Azra juga mengatakan, bahwa di tahun 1980-an, para penganut paham salafy-wahaby yang sangat anti syi’ah ini, getol meminta pemerintah Soeharto untuk ‘mengeliminasi’ keberadaan syi’ah di Indonesia, namun ditolak Soeharto.
Ketika itu Azra juga menunjukkan rasa herannya, mengapa kaum Nahdliyin yang secara tradisi dikatakan (oleh mendiang Abdurrahman Wahid) syi’ah kultural (kini tahu-tahu) justru memberangus syi’ah. Hal itu, kata Azra kemungkinan kaum Nahdliyin di Sampang sudah disusupi paham salafy-wahaby yang anti syi’ah.
Bagi orang awam yang silau dengan gelar akademis Azra, apalagi Azra digadang-gadang sebagai cendekiawan muslim dan diselempangi atribut yang menyilaukan, pendapatnya itu pasti akan ditelan mentah-mentah, bahkan boleh jadi diposisikan sebagai kebenaran yang sahih. Padahal, bagi kalangan yang waspada dan cerdas, pernyataan-pernyataan Azra di atas cenderung manipulatif dan tidak jujur.
Ideologi Trans Nasional
Sebagian kalangan terutama pembela bid’ah dan liberal cenderung memposisikan pemikiran dan praktik ibadah yang tidak sesuai dengan hawa nafsu mereka dengan sebutan ‘ideologi’ trans nasional, yang dikesankan berbeda atau bertentangan secara kultural dengan Islam Indonesia. Sementara itu, mereka menyeret-nyeret umat Islam untuk menerima ‘ideologi’ trans nasional lainnya seperti demokrasi, sekularisme, liberalisme, feminisme, bahkan komunisme dan permissivisme (dalam bentuk pernikahan sesama jenis dan sebagainya).

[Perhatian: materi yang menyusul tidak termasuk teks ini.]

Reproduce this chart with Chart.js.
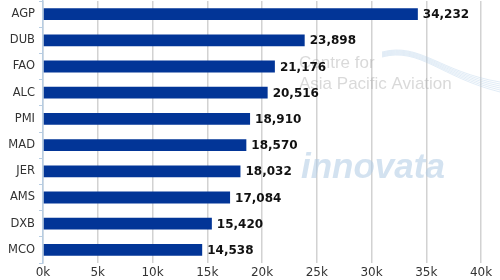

Islam adalah ideologi trans nasional, ideologi universal, yang compatiblesepanjang masa. Sedangkan tradisi adalah budi daya manusia yang terbentur dimensi ruang dan waktu. Islam menerima tradisi lokal sebagai khazanah yang memperkaya dan memperkuat, asal tidak bertentangan dengan akidah dan syari’ah Islam.
Di dalam mempraktekkan ajaran agamanya, umat Islam tentu tak bisa lepas dari pengaruh tradisi lokal tempat dimana ia tinggal, hidup dan beranak-pinak. Hal inilah yang harus dikontrol dan diwaspadai, sehingga dalam mempraktekkan ajaran agamanya, umat Islam tidak mencampurkan antara yang hak (Islam) dengan yang bathil (tradisi lokal yang bertentangan dengan Islam).
Di sinilah posisi salafy-wahaby berada. Ia ‘sekedar’ alat kontrol agar umat tidak mencampur-adukkan yang sebenarnya bertentangan. Juga, agar tidak menjunjung tinggi tradisi (yang bertentangan dengan Islam) sehingga menempatkan Islam di bawahnya; meletakkan Islam bagai keset untuk membersihkan sepatu yang kotor, ketika hendak masuk rumah; menjadikan Islam sebagai palu, yang hanya digunakan bila perlu, kalau tidak diperlukan disimpan di dalam gudang.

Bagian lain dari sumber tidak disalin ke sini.